Put another way, absent a clear plan you’re most likely to spend all your time with the people you know best / who know you best – unless you’re a strong introvert, in which case you’ll be hiding in a corner.

To explain the graphic, my options are:

  1. Walk over to folks who I know a little bit
  2. Walk over to someone I know pretty well
  3. Walk over to a close colleague or friend
  4. Go get some food and likely strike up a conversation with someone on line
  5. Walk up to a group of total strangers and introduce myself
  6. Hide in a corner (aka “stare at my iPhone”)

If you’re an introvert or if these sorts of situations are scary, this schematic might be useful because it presents a lot of options that are less terrifying than introducing yourself to total strangers (option 5).  While that is a great skill to cultivate, of the six options presented here it is clearly the most difficult to pull off and the one you’re likely to avoid completely.  Similarly, path 3 (head straight towards/get pulled towards someone you know really well) is something to be conscious about – no doubt you are being social and folks you know will introduce you to folks they know, but it’s an approach that’s bound to limit your opportunity to meet new, interesting people: if you do just this, you’ll probably spend nearly all of your time with the 5 people you know best.

So if your goal is to meet at least some new people and you’re not a big extrovert, paths 1, 2 and 4 all present themselves as viable options, with a dash of path 3 every now and again as long as you’re being deliberate about it.

(And once you do start up a conversation with people you don’t know well, spend your energy asking them questions and actually listening to their answers.  You don’t have to instantly say something brilliant nor should you spend all your mental cycles worrying about what to say next. Really listen.)

Finally, absent from the diagram (hard to represent visually) is another great option: planning in advance who you want to meet with and making a point of meeting them, either opportunistically or by reaching out before the conference.

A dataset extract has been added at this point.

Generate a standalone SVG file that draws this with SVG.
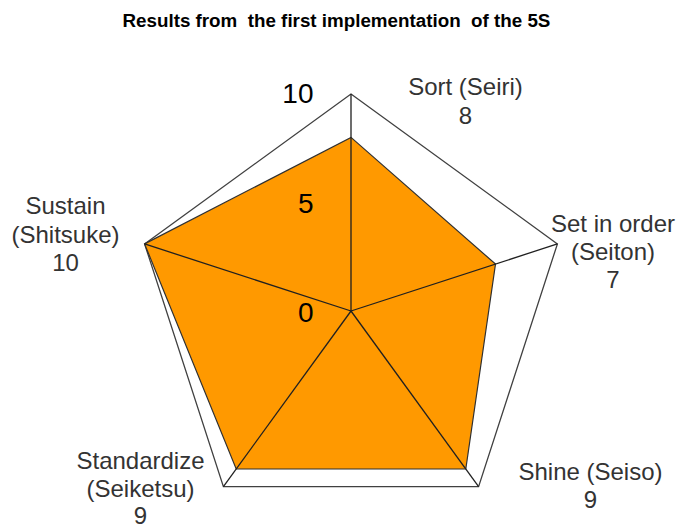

If you do find big crowds with lots of expected mingling to be terrifying but something you’d like to improve on, experiment with some of the easier paths, working your way up in terms of “degree of difficulty.”  With success, your fears will abate and the idea of walking up to a total stranger will eventually seem like something you can pull off (hint: they don’t bite).

Initiate

My first real job was as a management consultant, and after that I worked at a number of big companies, and from both I inherited a clear, incorrect sense of how my professional life should evolve.  It looked something like this:

Meaning:

  • As you’re starting out, your job is to DO: folks give you assignments, and it’s your job to execute (“build this model;” “complete these benchmarking interviews”; “write this proposal”).
  • Then eventually you become a “manager”: there are projects for you to run, and people for you to supervise, and you have to figure out how to do that well
  • And finally you are anointed a “leader” (aka Partner, C-level exec, etc.) – you’re in charge and you decide things

What always felt mysterious was how one jumps from one step to the next.  You could do a good job on stuff and eventually you’d be recognized and promoted (hopefully), but I knew that the cashflow models I was building as an entry-level consultant weren’t teaching me to sell projects, so how would I ever leap that chasm?  Plus, it’s a terrible waiting game: at its best, you set a bunch of ambitious goals, work to exceed those goals, and hope someone notices you and gives you that big promotion and a step up the ladder.  You’re out there checking off boxes, but you’re also waiting for someone to decide it’s OK for you to step forward and do the next thing.

This model is dead, ill-informed, outdated.   The only real purpose it served was to allow the people in charge to feel in charge, and to make sure that great ideas didn’t come from most of the organization.

Here’s a different chart so simple that it forces you to look it (and yourself) straight in the eye:

Every day, no matter where you sit in the organization and what you’ve been asked to do, you’re in a position to initiate things.  Ideas, seminars, journals, newsletters, blogs, new software projects, better sales pitches, partnerships that will change the game

When you initiate you come up with the idea and get it rolling.  You don’t need permission, because if you create something great and someone loves it so much that they want to grab it from you, that’s fine – you’ve created something of value, and you can go on to the next thing.

Instead of worrying about getting credit and your job title, worry about leverage.

Stop waiting around.  Stop asking for permission.  Start things and ask to be stopped.   Find people who will help, who can do some of the work, who can take some or all of the credit.  And then do it again.